## Start Supplied data
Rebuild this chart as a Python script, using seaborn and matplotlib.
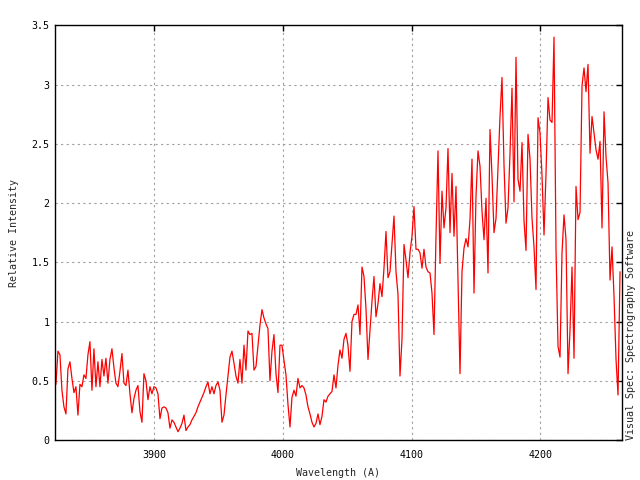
import numpy as np
import seaborn as sns
import matplotlib
matplotlib.use("Agg")
import matplotlib.pyplot as plt

wl_start = 3823.6
wl_end = 4261.9

intensity = [
    # 3823 - 3895
    0.47, 0.75, 0.72, 0.42, 0.28, 0.22, 0.60, 0.66, 0.52, 0.40,
    0.45, 0.21, 0.47, 0.45, 0.55, 0.52, 0.72, 0.83, 0.42, 0.77,
    0.45, 0.66, 0.45, 0.68, 0.54, 0.69, 0.48, 0.68, 0.77, 0.61,
    0.48, 0.45, 0.58, 0.73, 0.48, 0.46, 0.59, 0.39, 0.23, 0.35,
    0.42, 0.46, 0.24, 0.15, 0.56, 0.50, 0.34,
    # 3897 - 3970
    0.45, 0.39, 0.45, 0.44, 0.39, 0.18, 0.27, 0.28, 0.27, 0.23,
    0.10, 0.17, 0.15, 0.11, 0.07, 0.10, 0.14, 0.21, 0.08, 0.11,
    0.13, 0.17, 0.20, 0.23, 0.28, 0.32, 0.36, 0.40, 0.45, 0.49,
    0.39, 0.45, 0.39, 0.46, 0.49, 0.42, 0.15, 0.21, 0.38, 0.54,
    0.70, 0.75, 0.65, 0.54, 0.48, 0.68, 0.48, 0.80,
    # 3972 - 4045
    0.59, 0.92, 0.89, 0.90, 0.59, 0.62, 0.80, 0.97, 1.10, 1.03,
    0.98, 0.94, 0.50, 0.75, 0.89, 0.56, 0.40, 0.80, 0.80, 0.67,
    0.55, 0.30, 0.11, 0.36, 0.42, 0.37, 0.52, 0.44, 0.46, 0.44,
    0.38, 0.28, 0.22, 0.15, 0.11, 0.14, 0.22, 0.13, 0.20, 0.34,
    0.32, 0.37, 0.39, 0.41, 0.55, 0.44, 0.63, 0.76,
    # 4047 - 4118
    0.69, 0.85, 0.90, 0.80, 0.58, 1.00, 1.06, 1.06, 1.14, 0.89,
    1.46, 1.38, 1.11, 0.68, 0.92, 1.17, 1.38, 1.04, 1.15, 1.32,
    1.21, 1.45, 1.76, 1.37, 1.42, 1.65, 1.89, 1.42, 1.23, 0.54,
    0.85, 1.65, 1.52, 1.37, 1.58, 1.72, 1.97, 1.61, 1.61, 1.58,
    1.45, 1.61, 1.46, 1.42, 1.41, 1.24, 0.89,
    # 4120 - 4193
    1.72, 2.44, 1.49, 2.10, 1.79, 1.96, 2.46, 1.75, 2.25, 1.72,
    2.14, 1.37, 0.56, 1.42, 1.62, 1.70, 1.63, 1.86, 2.37, 1.24,
    2.06, 2.44, 2.31, 1.93, 1.69, 2.04, 1.41, 2.62, 2.23, 1.75,
    1.87, 2.31, 2.73, 3.06, 2.32, 1.83, 1.96, 2.42, 2.97, 2.01,
    3.23, 2.20, 2.10, 2.51, 1.85, 1.60, 2.58, 2.37,
    # 4195 - 4262
    1.87, 1.63, 1.27, 2.72, 2.59, 2.23, 1.73, 2.25, 2.89, 2.70,
    2.68, 3.40, 1.61, 0.79, 0.70, 1.58, 1.90, 1.69, 0.56, 0.93,
    1.46, 0.69, 2.14, 1.86, 1.92, 2.99, 3.14, 2.94, 3.17, 2.42,
    2.73, 2.59, 2.45, 2.37, 2.52, 1.79, 2.77, 2.39, 2.17, 1.35,
    1.63, 1.21, 0.68, 0.38, 1.42,
]

wavelength = np.linspace(wl_start, wl_end, len(intensity))

x_ticks = [3900, 4000, 4100, 4200]
y_ticks = [0, 0.5, 1, 1.5, 2, 2.5, 3, 3.5]
y_tick_labels = ["0", "0.5", "1", "1.5", "2", "2.5", "3", "3.5"]

sns.set_style("white")
plt.rcParams["font.family"] = ["DejaVu Sans Mono"]
FS = 7.2

fig = plt.figure(figsize=(6.4, 4.8), dpi=100)
ax = fig.add_axes([0.0864, 0.0833, 0.885, 0.864])

sns.lineplot(x=wavelength, y=intensity, color="red", linewidth=0.9, ax=ax)

ax.set_xlim(3823.1, 4263.2)
ax.set_ylim(0, 3.5)
ax.set_xticks(x_ticks)
ax.set_xticklabels([str(t) for t in x_ticks])
ax.set_yticks(y_ticks)
ax.set_yticklabels(y_tick_labels)

ax.grid(True, color="#a0a0a0", linestyle=(0, (2, 3)), linewidth=0.8)
ax.set_axisbelow(True)
ax.tick_params(direction="in", length=4, width=1, labelsize=FS,
               top=True, right=True, colors="black")
ax.tick_params(axis="x", pad=7)
ax.tick_params(axis="y", pad=4)
for s in ax.spines.values():
    s.set_color("black")
    s.set_linewidth(1)

ax.set_xlabel("Wavelength (A)", fontsize=FS, labelpad=6)
ax.set_ylabel("Relative Intensity", fontsize=FS, labelpad=9)

fig.text(631 / 640, 0.0833, "Visual Spec: Spectrography Software", rotation=90,
         fontsize=FS, ha="center", va="bottom")

fig.savefig("out.png", dpi=100)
## End Supplied data
**Exercise requirements:**
Repeat the material above word for word and skip every image in it.

**Task response:**
Rebuild this chart as a Python script, using seaborn and matplotlib.
import numpy as np
import seaborn as sns
import matplotlib
matplotlib.use("Agg")
import matplotlib.pyplot as plt

wl_start = 3823.6
wl_end = 4261.9

intensity = [
    # 3823 - 3895
    0.47, 0.75, 0.72, 0.42, 0.28, 0.22, 0.60, 0.66, 0.52, 0.40,
    0.45, 0.21, 0.47, 0.45, 0.55, 0.52, 0.72, 0.83, 0.42, 0.77,
    0.45, 0.66, 0.45, 0.68, 0.54, 0.69, 0.48, 0.68, 0.77, 0.61,
    0.48, 0.45, 0.58, 0.73, 0.48, 0.46, 0.59, 0.39, 0.23, 0.35,
    0.42, 0.46, 0.24, 0.15, 0.56, 0.50, 0.34,
    # 3897 - 3970
    0.45, 0.39, 0.45, 0.44, 0.39, 0.18, 0.27, 0.28, 0.27, 0.23,
    0.10, 0.17, 0.15, 0.11, 0.07, 0.10, 0.14, 0.21, 0.08, 0.11,
    0.13, 0.17, 0.20, 0.23, 0.28, 0.32, 0.36, 0.40, 0.45, 0.49,
    0.39, 0.45, 0.39, 0.46, 0.49, 0.42, 0.15, 0.21, 0.38, 0.54,
    0.70, 0.75, 0.65, 0.54, 0.48, 0.68, 0.48, 0.80,
    # 3972 - 4045
    0.59, 0.92, 0.89, 0.90, 0.59, 0.62, 0.80, 0.97, 1.10, 1.03,
    0.98, 0.94, 0.50, 0.75, 0.89, 0.56, 0.40, 0.80, 0.80, 0.67,
    0.55, 0.30, 0.11, 0.36, 0.42, 0.37, 0.52, 0.44, 0.46, 0.44,
    0.38, 0.28, 0.22, 0.15, 0.11, 0.14, 0.22, 0.13, 0.20, 0.34,
    0.32, 0.37, 0.39, 0.41, 0.55, 0.44, 0.63, 0.76,
    # 4047 - 4118
    0.69, 0.85, 0.90, 0.80, 0.58, 1.00, 1.06, 1.06, 1.14, 0.89,
    1.46, 1.38, 1.11, 0.68, 0.92, 1.17, 1.38, 1.04, 1.15, 1.32,
    1.21, 1.45, 1.76, 1.37, 1.42, 1.65, 1.89, 1.42, 1.23, 0.54,
    0.85, 1.65, 1.52, 1.37, 1.58, 1.72, 1.97, 1.61, 1.61, 1.58,
    1.45, 1.61, 1.46, 1.42, 1.41, 1.24, 0.89,
    # 4120 - 4193
    1.72, 2.44, 1.49, 2.10, 1.79, 1.96, 2.46, 1.75, 2.25, 1.72,
    2.14, 1.37, 0.56, 1.42, 1.62, 1.70, 1.63, 1.86, 2.37, 1.24,
    2.06, 2.44, 2.31, 1.93, 1.69, 2.04, 1.41, 2.62, 2.23, 1.75,
    1.87, 2.31, 2.73, 3.06, 2.32, 1.83, 1.96, 2.42, 2.97, 2.01,
    3.23, 2.20, 2.10, 2.51, 1.85, 1.60, 2.58, 2.37,
    # 4195 - 4262
    1.87, 1.63, 1.27, 2.72, 2.59, 2.23, 1.73, 2.25, 2.89, 2.70,
    2.68, 3.40, 1.61, 0.79, 0.70, 1.58, 1.90, 1.69, 0.56, 0.93,
    1.46, 0.69, 2.14, 1.86, 1.92, 2.99, 3.14, 2.94, 3.17, 2.42,
    2.73, 2.59, 2.45, 2.37, 2.52, 1.79, 2.77, 2.39, 2.17, 1.35,
    1.63, 1.21, 0.68, 0.38, 1.42,
]

wavelength = np.linspace(wl_start, wl_end, len(intensity))

x_ticks = [3900, 4000, 4100, 4200]
y_ticks = [0, 0.5, 1, 1.5, 2, 2.5, 3, 3.5]
y_tick_labels = ["0", "0.5", "1", "1.5", "2", "2.5", "3", "3.5"]

sns.set_style("white")
plt.rcParams["font.family"] = ["DejaVu Sans Mono"]
FS = 7.2

fig = plt.figure(figsize=(6.4, 4.8), dpi=100)
ax = fig.add_axes([0.0864, 0.0833, 0.885, 0.864])

sns.lineplot(x=wavelength, y=intensity, color="red", linewidth=0.9, ax=ax)

ax.set_xlim(3823.1, 4263.2)
ax.set_ylim(0, 3.5)
ax.set_xticks(x_ticks)
ax.set_xticklabels([str(t) for t in x_ticks])
ax.set_yticks(y_ticks)
ax.set_yticklabels(y_tick_labels)

ax.grid(True, color="#a0a0a0", linestyle=(0, (2, 3)), linewidth=0.8)
ax.set_axisbelow(True)
ax.tick_params(direction="in", length=4, width=1, labelsize=FS,
               top=True, right=True, colors="black")
ax.tick_params(axis="x", pad=7)
ax.tick_params(axis="y", pad=4)
for s in ax.spines.values():
    s.set_color("black")
    s.set_linewidth(1)

ax.set_xlabel("Wavelength (A)", fontsize=FS, labelpad=6)
ax.set_ylabel("Relative Intensity", fontsize=FS, labelpad=9)

fig.text(631 / 640, 0.0833, "Visual Spec: Spectrography Software", rotation=90,
         fontsize=FS, ha="center", va="bottom")

fig.savefig("out.png", dpi=100)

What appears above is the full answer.